##### Source material
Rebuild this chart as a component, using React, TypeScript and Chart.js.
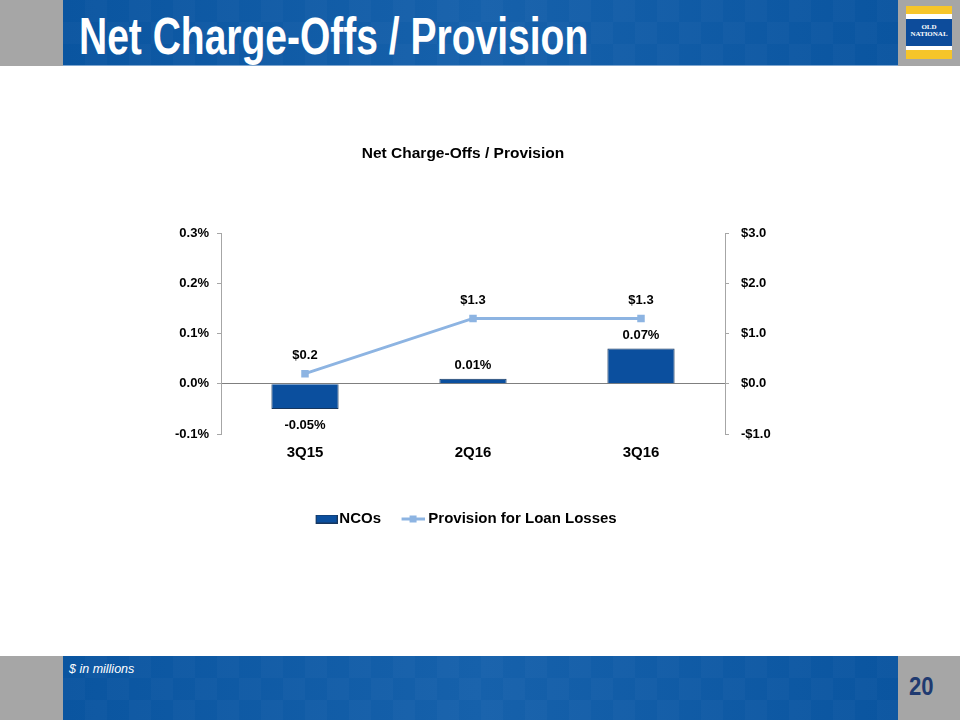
import React, { useEffect, useRef } from 'react';
import { Chart, registerables } from 'chart.js';

Chart.register(...registerables);

const categories = ['3Q15', '2Q16', '3Q16'];
const ncoValues = [-0.05, 0.01, 0.07];
const provisionValues = [0.2, 1.3, 1.3];
const seriesNames = ['NCOs', 'Provision for Loan Losses'];
const leftAxisRange = [-0.1, 0.3];
const rightAxisRange = [-1, 3];
const chartTitle = 'Net Charge-Offs / Provision';
const pageTitle = 'Net Charge-Offs / Provision';
const footnote = '$ in millions';
const pageNumber = '20';

const FONT = '"Liberation Sans", Arial, sans-serif';
const BAR_COLOR = '#0B4F9E';
const BAR_BORDER = '#17365D';
const LINE_COLOR = '#8DB4E2';

const fmtPct = (v: number) => v.toFixed(2) + '%';
const fmtMoney = (v: number) => (v < 0 ? '-$' : '$') + Math.abs(v).toFixed(1);

function makeBarIcon() {
  const c = document.createElement('canvas');
  c.width = 34;
  c.height = 9;
  const g = c.getContext('2d')!;
  g.fillStyle = BAR_COLOR;
  g.fillRect(12, 0, 22, 9);
  g.strokeStyle = BAR_BORDER;
  g.lineWidth = 1;
  g.strokeRect(12.5, 0.5, 21, 8);
  return c;
}

function makeLineIcon() {
  const c = document.createElement('canvas');
  c.width = 30;
  c.height = 9;
  const g = c.getContext('2d')!;
  g.strokeStyle = LINE_COLOR;
  g.lineWidth = 3;
  g.beginPath();
  g.moveTo(7, 4.5);
  g.lineTo(30, 4.5);
  g.stroke();
  g.fillStyle = LINE_COLOR;
  g.fillRect(15, 1, 7, 7);
  return c;
}

const dataLabelPlugin = {
  id: 'dataLabels',
  afterDatasetsDraw(chart: any) {
    const ctx = chart.ctx;
    ctx.save();
    ctx.font = `bold 13px ${FONT}`;
    ctx.fillStyle = '#000000';
    ctx.textAlign = 'center';
    ctx.textBaseline = 'middle';
    const barMeta = chart.getDatasetMeta(0);
    barMeta.data.forEach((el: any, i: number) => {
      const v = ncoValues[i];
      const y = v < 0 ? el.y + 17 : el.y - 13;
      ctx.fillText(fmtPct(v), el.x, y);
    });
    const lineMeta = chart.getDatasetMeta(1);
    lineMeta.data.forEach((el: any, i: number) => {
      ctx.fillText(fmtMoney(provisionValues[i]), el.x, el.y - 18);
    });
    ctx.restore();
  },
};

function ChartCanvas() {
  const ref = useRef<HTMLCanvasElement | null>(null);
  useEffect(() => {
    if (!ref.current) return;
    const barIcon = makeBarIcon();
    const lineIcon = makeLineIcon();
    const chart = new Chart(ref.current, {
      type: 'bar',
      data: {
        labels: categories,
        datasets: [
          {
            type: 'bar',
            label: seriesNames[0],
            data: ncoValues,
            backgroundColor: BAR_COLOR,
            borderColor: BAR_BORDER,
            borderWidth: 1,
            barPercentage: 0.4,
            categoryPercentage: 1,
            yAxisID: 'y',
            order: 2,
          } as any,
          {
            type: 'line',
            label: seriesNames[1],
            data: provisionValues,
            borderColor: LINE_COLOR,
            backgroundColor: LINE_COLOR,
            borderWidth: 3,
            pointStyle: 'rect',
            pointRadius: 5.3,
            pointBorderWidth: 0,
            pointBackgroundColor: LINE_COLOR,
            yAxisID: 'y1',
            order: 1,
          } as any,
        ],
      },
      options: {
        responsive: false,
        animation: false,
        layout: { padding: { left: 150, right: 184, top: 0, bottom: 118.5 } },
        plugins: {
          title: {
            display: true,
            text: chartTitle,
            color: '#000000',
            font: { family: FONT, size: 15.5, weight: 'bold', lineHeight: 1.2 },
            padding: { top: 79.2, bottom: 70.2 },
          },
          legend: {
            display: true,
            position: 'bottom',
            labels: {
              usePointStyle: true,
              pointStyleWidth: 22.5,
              padding: 17.3,
              color: '#000000',
              font: { family: FONT, size: 15, weight: 'bold' },
              generateLabels: () => [
                { text: seriesNames[0], pointStyle: barIcon, fillStyle: BAR_COLOR, strokeStyle: BAR_BORDER, lineWidth: 0, hidden: false, datasetIndex: 0 },
                { text: seriesNames[1], pointStyle: lineIcon, fillStyle: LINE_COLOR, strokeStyle: LINE_COLOR, lineWidth: 0, hidden: false, datasetIndex: 1 },
              ] as any,
            },
          },
          tooltip: { enabled: false },
        },
        scales: {
          x: {
            grid: { display: false, drawTicks: false },
            border: { display: false },
            ticks: {
              color: '#000000',
              padding: 10,
              font: { family: FONT, size: 15, weight: 'bold' },
            },
            afterFit: (s: any) => {
              s.height = 60.2;
            },
          },
          y: {
            position: 'left',
            min: leftAxisRange[0],
            max: leftAxisRange[1],
            grid: {
              drawOnChartArea: true,
              drawTicks: true,
              tickLength: 4,
              tickColor: '#A6A6A6',
              color: (c: any) => (c.tick && Math.abs(c.tick.value) < 1e-9 ? '#7F7F7F' : 'rgba(0,0,0,0)'),
              lineWidth: 1,
            },
            border: { display: true, color: '#A6A6A6', width: 1 },
            ticks: {
              stepSize: 0.1,
              padding: 8,
              color: '#000000',
              font: { family: FONT, size: 13, weight: 'bold' },
              callback: (v: any) => Number(v).toFixed(1) + '%',
            },
            afterFit: (s: any) => {
              s.width = 71;
            },
          },
          y1: {
            position: 'right',
            min: rightAxisRange[0],
            max: rightAxisRange[1],
            grid: { drawOnChartArea: false, drawTicks: true, tickLength: 4, tickColor: '#A6A6A6' },
            border: { display: true, color: '#A6A6A6', width: 1 },
            ticks: {
              stepSize: 1,
              padding: 12,
              color: '#000000',
              font: { family: FONT, size: 13, weight: 'bold' },
              callback: (v: any) => fmtMoney(Number(v)),
            },
            afterFit: (s: any) => {
              s.width = 51;
            },
          },
        },
      } as any,
      plugins: [dataLabelPlugin],
    });
    return () => chart.destroy();
  }, []);
  return (
    <canvas
      ref={ref}
      width={960}
      height={590}
      style={{ position: 'absolute', left: 0, top: 65, width: 960, height: 590, display: 'block' }}
    />
  );
}

const blueBand =
  'repeating-conic-gradient(rgba(255,255,255,0.02) 0 25%, rgba(0,0,0,0) 0 50%) 0 0 / 44px 44px, linear-gradient(90deg, #0A55A0 0%, #1661AB 50%, #0A55A0 100%)';

export default function App() {
  useEffect(() => {
    document.body.style.margin = '0';
  }, []);
  return (
    <div
      style={{
        position: 'absolute',
        left: 0,
        top: 0,
        width: 960,
        height: 720,
        overflow: 'hidden',
        background: '#FFFFFF',
        fontFamily: FONT,
      }}
    >
      {/* header */}
      <div style={{ position: 'absolute', left: 0, top: 0, width: 960, height: 66, background: '#A6A6A6' }} />
      <div style={{ position: 'absolute', left: 63, top: 0, width: 835, height: 65, background: blueBand }} />
      <div style={{ position: 'absolute', left: 63, top: 65, width: 835, height: 1, background: '#7FA6CF' }} />
      <div
        style={{
          position: 'absolute',
          left: 79,
          top: 10,
          fontSize: 52,
          lineHeight: '52px',
          fontWeight: 'bold',
          color: '#FFFFFF',
          whiteSpace: 'nowrap',
          transform: 'scaleX(0.75)',
          transformOrigin: 'left top',
        }}
      >
        {pageTitle}
      </div>
      {/* logo */}
      <div style={{ position: 'absolute', left: 906, top: 6, width: 46, height: 53, background: '#FFFFFF' }}>
        <div style={{ position: 'absolute', left: 0, top: 0, width: 46, height: 8, background: '#F6C52A' }} />
        <div style={{ position: 'absolute', left: 0, top: 13, width: 46, height: 27, background: '#0D4C9B' }} />
        <div style={{ position: 'absolute', left: 0, top: 44, width: 46, height: 9, background: '#F6C52A' }} />
        <div
          style={{
            position: 'absolute',
            left: 0,
            top: 18,
            width: 46,
            textAlign: 'center',
            color: '#FFFFFF',
            fontFamily: '"Liberation Serif", "DejaVu Serif", serif',
            fontSize: 7,
            lineHeight: '7px',
            fontWeight: 'bold',
          }}
        >
          OLD
          <br />
          NATIONAL
        </div>
      </div>

      <ChartCanvas />

      {/* footer */}
      <div style={{ position: 'absolute', left: 0, top: 656, width: 960, height: 64, background: '#A6A6A6' }} />
      <div style={{ position: 'absolute', left: 63, top: 656, width: 835, height: 64, background: blueBand }} />
      <div
        style={{
          position: 'absolute',
          left: 69,
          top: 662,
          fontSize: 12.5,
          lineHeight: '15px',
          fontStyle: 'italic',
          color: '#FFFFFF',
          whiteSpace: 'nowrap',
        }}
      >
        {footnote}
      </div>
      <div
        style={{
          position: 'absolute',
          left: 909,
          top: 671,
          fontSize: 26,
          lineHeight: '30px',
          fontWeight: 'bold',
          color: '#1F3A70',
          whiteSpace: 'nowrap',
          transform: 'scaleX(0.85)',
          transformOrigin: 'left top',
        }}
      >
        {pageNumber}
      </div>
    </div>
  );
}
##########
▶ _Set problem_:
Pictures are excluded: retype only the lines from the beginning of the listing above through the line with "const LINE_COLOR = '#8DB4E2';", both included.

▶ _Exercise answer_:
Rebuild this chart as a component, using React, TypeScript and Chart.js.
import React, { useEffect, useRef } from 'react';
import { Chart, registerables } from 'chart.js';

Chart.register(...registerables);

const categories = ['3Q15', '2Q16', '3Q16'];
const ncoValues = [-0.05, 0.01, 0.07];
const provisionValues = [0.2, 1.3, 1.3];
const seriesNames = ['NCOs', 'Provision for Loan Losses'];
const leftAxisRange = [-0.1, 0.3];
const rightAxisRange = [-1, 3];
const chartTitle = 'Net Charge-Offs / Provision';
const pageTitle = 'Net Charge-Offs / Provision';
const footnote = '$ in millions';
const pageNumber = '20';

const FONT = '"Liberation Sans", Arial, sans-serif';
const BAR_COLOR = '#0B4F9E';
const BAR_BORDER = '#17365D';
const LINE_COLOR = '#8DB4E2';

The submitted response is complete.